== PROBLEM ==
Repeat the data word for word. Do not include the pictures.

***

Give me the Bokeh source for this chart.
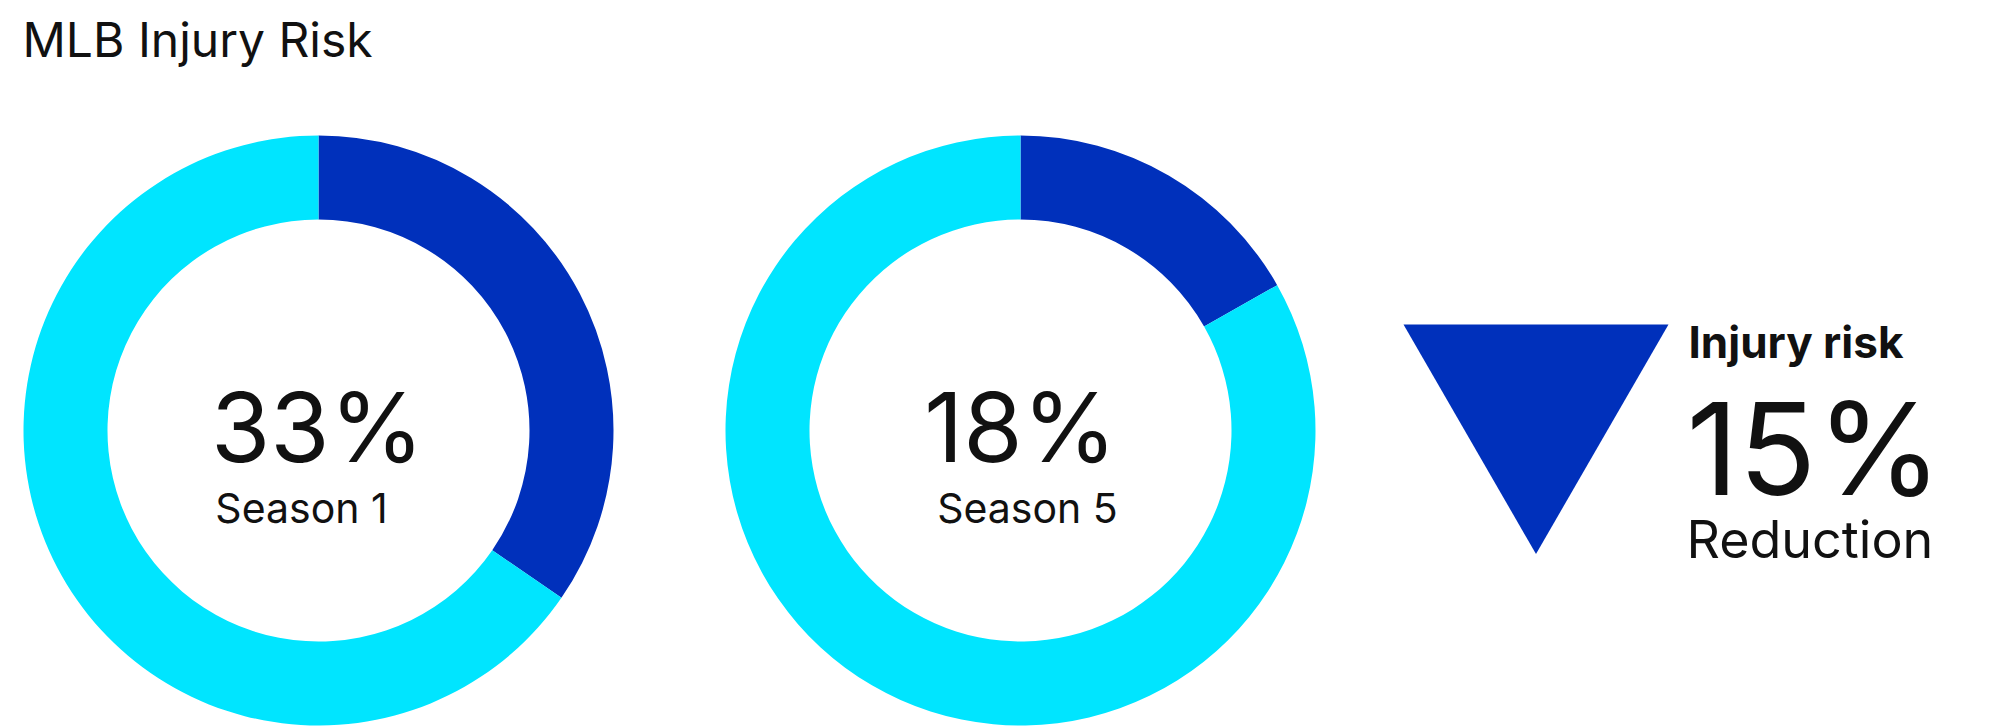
from math import pi
from bokeh.plotting import figure
from bokeh.models import Range1d, ColumnDataSource
from bokeh.core.properties import value
from bokeh.embed import file_html
from bokeh.resources import INLINE

# ---- data ----
title = "MLB Injury Risk"
seasons = ["Season 1", "Season 5"]
risk_labels = ["33%", "18%"]
risk_share = [0.346, 0.168]          # blue share of each ring as drawn
reduction_label = "15%"
reduction_title = "Injury risk"
reduction_sub = "Reduction"

BLUE = "#0030BB"
CYAN = "#00E5FF"
INK = "#111111"
FONT = "Inter"
K = 0.37   # baseline correction (em)

W, H = 1999, 728
p = figure(width=W, height=H, output_backend="svg", toolbar_location=None,
           x_range=Range1d(0, W), y_range=Range1d(0, H),
           min_border=0, outline_line_color=None, background_fill_color="white")
p.axis.visible = False
p.grid.visible = False

def Y(page_y):
    return H - page_y

def TY(baseline, size):
    return Y(baseline - K * size)

centers_x = [318, 1020]
center_y = Y(430)
R_out, R_in = 295, 211

blue_start, blue_end, cyan_start, cyan_end = [], [], [], []
for s in risk_share:
    a0 = pi / 2
    a1 = pi / 2 - s * 2 * pi
    blue_start.append(a0); blue_end.append(a1)
    cyan_start.append(a1); cyan_end.append(pi / 2 - 2 * pi + 1e-9)

src = ColumnDataSource(dict(x=centers_x, y=[center_y] * 2,
                            bs=blue_start, be=blue_end, cs=cyan_start, ce=cyan_end))
p.annular_wedge(x="x", y="y", inner_radius=R_in, outer_radius=R_out,
                start_angle="bs", end_angle="be", direction="clock",
                fill_color=BLUE, line_color=None, source=src)
p.annular_wedge(x="x", y="y", inner_radius=R_in, outer_radius=R_out,
                start_angle="cs", end_angle="ce", direction="clock",
                fill_color=CYAN, line_color=None, source=src)

# center labels
p.text(x=[317, 1020], y=[TY(462, 96)] * 2, text=risk_labels, text_align="center",
       text_baseline="alphabetic", text_font=value(FONT), text_font_size="96px",
       text_color=INK)
p.text(x=[301, 1027], y=[TY(523, 41)] * 2, text=seasons, text_align="center",
       text_baseline="alphabetic", text_font=value(FONT), text_font_size="41px",
       text_color=INK)

# reduction indicator
p.scatter(x=[1535.5], y=[Y(400.5)], marker="inverted_triangle", size=265,
          fill_color=BLUE, line_color=None)
p.text(x=[1688], y=[TY(358, 44)], text=[reduction_title], text_baseline="alphabetic",
       text_font=value(FONT), text_font_size="44px", text_font_style="bold",
       text_color=INK)
p.text(x=[1686], y=[TY(495, 128)], text=[reduction_label], text_baseline="alphabetic",
       text_font=value(FONT), text_font_size="128px", text_color=INK)
p.text(x=[1686], y=[TY(558, 52)], text=[reduction_sub], text_baseline="alphabetic",
       text_font=value(FONT), text_font_size="52px", text_color=INK)

# title
p.text(x=[22], y=[TY(57, 48)], text=[title], text_baseline="alphabetic",
       text_font=value(FONT), text_font_size="48px", text_color=INK)

open("out.html", "w").write(file_html(p, INLINE))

***

== FINISHED TASK ==
Give me the Bokeh source for this chart.
from math import pi
from bokeh.plotting import figure
from bokeh.models import Range1d, ColumnDataSource
from bokeh.core.properties import value
from bokeh.embed import file_html
from bokeh.resources import INLINE

# ---- data ----
title = "MLB Injury Risk"
seasons = ["Season 1", "Season 5"]
risk_labels = ["33%", "18%"]
risk_share = [0.346, 0.168]          # blue share of each ring as drawn
reduction_label = "15%"
reduction_title = "Injury risk"
reduction_sub = "Reduction"

BLUE = "#0030BB"
CYAN = "#00E5FF"
INK = "#111111"
FONT = "Inter"
K = 0.37   # baseline correction (em)

W, H = 1999, 728
p = figure(width=W, height=H, output_backend="svg", toolbar_location=None,
           x_range=Range1d(0, W), y_range=Range1d(0, H),
           min_border=0, outline_line_color=None, background_fill_color="white")
p.axis.visible = False
p.grid.visible = False

def Y(page_y):
    return H - page_y

def TY(baseline, size):
    return Y(baseline - K * size)

centers_x = [318, 1020]
center_y = Y(430)
R_out, R_in = 295, 211

blue_start, blue_end, cyan_start, cyan_end = [], [], [], []
for s in risk_share:
    a0 = pi / 2
    a1 = pi / 2 - s * 2 * pi
    blue_start.append(a0); blue_end.append(a1)
    cyan_start.append(a1); cyan_end.append(pi / 2 - 2 * pi + 1e-9)

src = ColumnDataSource(dict(x=centers_x, y=[center_y] * 2,
                            bs=blue_start, be=blue_end, cs=cyan_start, ce=cyan_end))
p.annular_wedge(x="x", y="y", inner_radius=R_in, outer_radius=R_out,
                start_angle="bs", end_angle="be", direction="clock",
                fill_color=BLUE, line_color=None, source=src)
p.annular_wedge(x="x", y="y", inner_radius=R_in, outer_radius=R_out,
                start_angle="cs", end_angle="ce", direction="clock",
                fill_color=CYAN, line_color=None, source=src)

# center labels
p.text(x=[317, 1020], y=[TY(462, 96)] * 2, text=risk_labels, text_align="center",
       text_baseline="alphabetic", text_font=value(FONT), text_font_size="96px",
       text_color=INK)
p.text(x=[301, 1027], y=[TY(523, 41)] * 2, text=seasons, text_align="center",
       text_baseline="alphabetic", text_font=value(FONT), text_font_size="41px",
       text_color=INK)

# reduction indicator
p.scatter(x=[1535.5], y=[Y(400.5)], marker="inverted_triangle", size=265,
          fill_color=BLUE, line_color=None)
p.text(x=[1688], y=[TY(358, 44)], text=[reduction_title], text_baseline="alphabetic",
       text_font=value(FONT), text_font_size="44px", text_font_style="bold",
       text_color=INK)
p.text(x=[1686], y=[TY(495, 128)], text=[reduction_label], text_baseline="alphabetic",
       text_font=value(FONT), text_font_size="128px", text_color=INK)
p.text(x=[1686], y=[TY(558, 52)], text=[reduction_sub], text_baseline="alphabetic",
       text_font=value(FONT), text_font_size="52px", text_color=INK)

# title
p.text(x=[22], y=[TY(57, 48)], text=[title], text_baseline="alphabetic",
       text_font=value(FONT), text_font_size="48px", text_color=INK)

open("out.html", "w").write(file_html(p, INLINE))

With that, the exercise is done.